I sat down to a tarot spread this weekend, and the question for the final card in the spread was, what truth am I going to be invited to embrace and embody in 2021? The question stood out to me because I’d just been speaking with a friend the night before, and one of the big themes in our conversation was truth – its existence, its architecture. I’ve been thinking about truth a lot this year, and I like the way that question frames it – as fragment, as something to be found and interpreted, then chosen through action (embraced and embodied ).
Spending more time alone has meant more frequently getting caught in cycles of hyper-rationalization around existential questions, and the matter of truth has been at the top of my list. Personally and politically, questioning the nature/nurture of truth has been a utilitarian undertaking. Over the last few years, I kept getting tired with other people, and then I kept getting tired with myself, and then I got tired of the world, and I needed to know how to make sense of things and create a system of understanding and communication that would let me cope with angst, anxiety, and frustration in a healthy, long-term way. Examining truth was a way of developing strategy around communicating with various people, and around placing myself somewhere emotionally, rationally, socially, personally.

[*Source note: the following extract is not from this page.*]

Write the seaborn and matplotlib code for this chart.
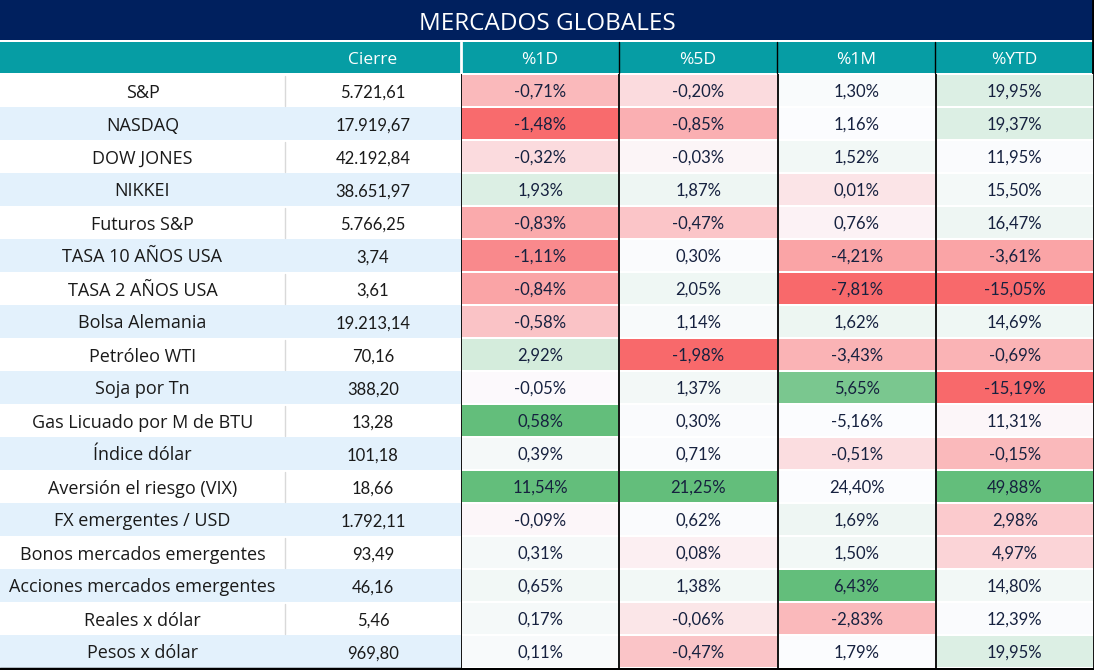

My understanding is that truth is essentially constructed, that it exists in the abstract until it manifests externally, explicitly, outside the individual. Truth is reaction and response. Truth is how we process our experiences, our circumstances, our relationships, our desires. Truth is unknowable, but it’s also the foundation of knowing anything at all, and so we have no choice but to try tessellating those pieces ad infinitum.
Larger truth, like the sky is blue or 1+1 = 2, is organized reaction and response, codified by explicit mutual understanding and agreement between people. This is especially the case when it comes to the question of morality, which, more than being personal, informs some critical social functions like justice, priority, and possibility. Collective imagination and vision is important for a functioning society – it’s also the key to one that progresses.
An aphorism to tie things up for now:
find truth, choose it, and let what follows follow.